>>>
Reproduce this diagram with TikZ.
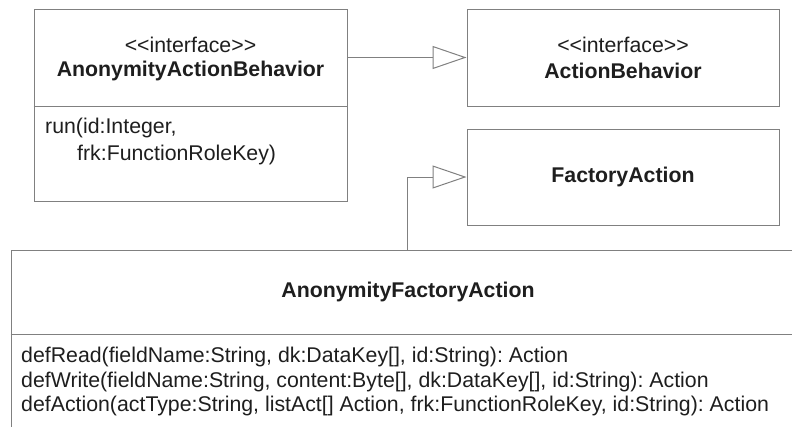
\documentclass[tikz,border=0pt]{standalone}
\usepackage{fontspec}
\setmainfont{Liberation Sans}
\usepackage{xcolor}
\usepackage{tikz}
\usetikzlibrary{positioning,arrows.meta}
\definecolor{umlline}{RGB}{128,128,128}
\definecolor{umltext}{RGB}{30,30,30}
\newcommand{\stereo}[1]{<\kern0pt<#1>\kern0pt>}
\frenchspacing
\tikzset{cls/.style={rectangle,draw=umlline,line width=1pt,inner sep=0pt},
  txt/.style={inner sep=0pt,text=umltext,font=\fontsize{21.3}{25}\selectfont},
  btxt/.style={txt,font=\fontsize{21.3}{25}\selectfont\bfseries},
  gen/.style={draw=umlline,line width=1pt,-{Triangle[open,length=34pt,width=23pt]}}}

\begin{document}
\begin{tikzpicture}[x=1pt,y=-1pt]
    \useasboundingbox (0,0) rectangle (792,426);
    \clip (0,0) rectangle (792,426);
    \node[cls,minimum width=313pt,minimum height=192pt] (aab) at (190.5,105) {};
    \node[cls,minimum width=312pt,minimum height=97pt] (ab) at (623,57.5) {};
    \node[cls,minimum width=312pt,minimum height=96pt] (fa) at (623,177) {};
    \node[cls,minimum width=830pt,minimum height=220pt] (afa) at (426,360) {};
    \draw[umlline,line width=1pt] (aab.west |- 0,106) -- (aab.east |- 0,106);
    \draw[umlline,line width=1pt] (afa.west |- 0,334) -- (afa.east |- 0,334);

    \node[txt] (aabst) at (190.5,45) {\stereo{interface}};
    \node[btxt] (aabnm) at (190.5,71) {AnonymityActionBehavior};
    \node[txt,anchor=west] (aabm1) at (45,128) {run(id:Integer,};
    \node[txt,anchor=west] (aabm2) at (77,155) {frk:FunctionRoleKey)};
    \node[txt] (abst) at (623,45) {\stereo{interface}};
    \node[btxt] (abnm) at (623,71) {ActionBehavior};
    \node[btxt] (fanm) at (623,177) {FactoryAction};
    \node[btxt] (afanm) at (408,292) {AnonymityFactoryAction};
    \node[txt,anchor=west] (afam1) at (21,357) {defRead(fieldName:String, dk:DataKey[], id:String): Action};
    \node[txt,anchor=west] (afam2) at (21,382) {defWrite(fieldName:String, content:Byte[], dk:DataKey[], id:String): Action};
    \node[txt,anchor=west] (afam3) at (21,406) {defAction(actType:String, listAct[] Action, frk:FunctionRoleKey, id:String): Action};

    \coordinate (jn) at (407,250);
    \draw[gen] (aab.east |- ab.west) -- (ab.west);
    \draw[gen] (jn) |- (fa.west);
\end{tikzpicture}
\end{document}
<<<
▶ [WHAT TO WORK ON]: Repeat the material above word for word and skip every image in it.

▶ [ANSWER TO THE TASK]:
Reproduce this diagram with TikZ.
\documentclass[tikz,border=0pt]{standalone}
\usepackage{fontspec}
\setmainfont{Liberation Sans}
\usepackage{xcolor}
\usepackage{tikz}
\usetikzlibrary{positioning,arrows.meta}
\definecolor{umlline}{RGB}{128,128,128}
\definecolor{umltext}{RGB}{30,30,30}
\newcommand{\stereo}[1]{<\kern0pt<#1>\kern0pt>}
\frenchspacing
\tikzset{cls/.style={rectangle,draw=umlline,line width=1pt,inner sep=0pt},
  txt/.style={inner sep=0pt,text=umltext,font=\fontsize{21.3}{25}\selectfont},
  btxt/.style={txt,font=\fontsize{21.3}{25}\selectfont\bfseries},
  gen/.style={draw=umlline,line width=1pt,-{Triangle[open,length=34pt,width=23pt]}}}

\begin{document}
\begin{tikzpicture}[x=1pt,y=-1pt]
    \useasboundingbox (0,0) rectangle (792,426);
    \clip (0,0) rectangle (792,426);
    \node[cls,minimum width=313pt,minimum height=192pt] (aab) at (190.5,105) {};
    \node[cls,minimum width=312pt,minimum height=97pt] (ab) at (623,57.5) {};
    \node[cls,minimum width=312pt,minimum height=96pt] (fa) at (623,177) {};
    \node[cls,minimum width=830pt,minimum height=220pt] (afa) at (426,360) {};
    \draw[umlline,line width=1pt] (aab.west |- 0,106) -- (aab.east |- 0,106);
    \draw[umlline,line width=1pt] (afa.west |- 0,334) -- (afa.east |- 0,334);

    \node[txt] (aabst) at (190.5,45) {\stereo{interface}};
    \node[btxt] (aabnm) at (190.5,71) {AnonymityActionBehavior};
    \node[txt,anchor=west] (aabm1) at (45,128) {run(id:Integer,};
    \node[txt,anchor=west] (aabm2) at (77,155) {frk:FunctionRoleKey)};
    \node[txt] (abst) at (623,45) {\stereo{interface}};
    \node[btxt] (abnm) at (623,71) {ActionBehavior};
    \node[btxt] (fanm) at (623,177) {FactoryAction};
    \node[btxt] (afanm) at (408,292) {AnonymityFactoryAction};
    \node[txt,anchor=west] (afam1) at (21,357) {defRead(fieldName:String, dk:DataKey[], id:String): Action};
    \node[txt,anchor=west] (afam2) at (21,382) {defWrite(fieldName:String, content:Byte[], dk:DataKey[], id:String): Action};
    \node[txt,anchor=west] (afam3) at (21,406) {defAction(actType:String, listAct[] Action, frk:FunctionRoleKey, id:String): Action};

    \coordinate (jn) at (407,250);
    \draw[gen] (aab.east |- ab.west) -- (ab.west);
    \draw[gen] (jn) |- (fa.west);
\end{tikzpicture}
\end{document}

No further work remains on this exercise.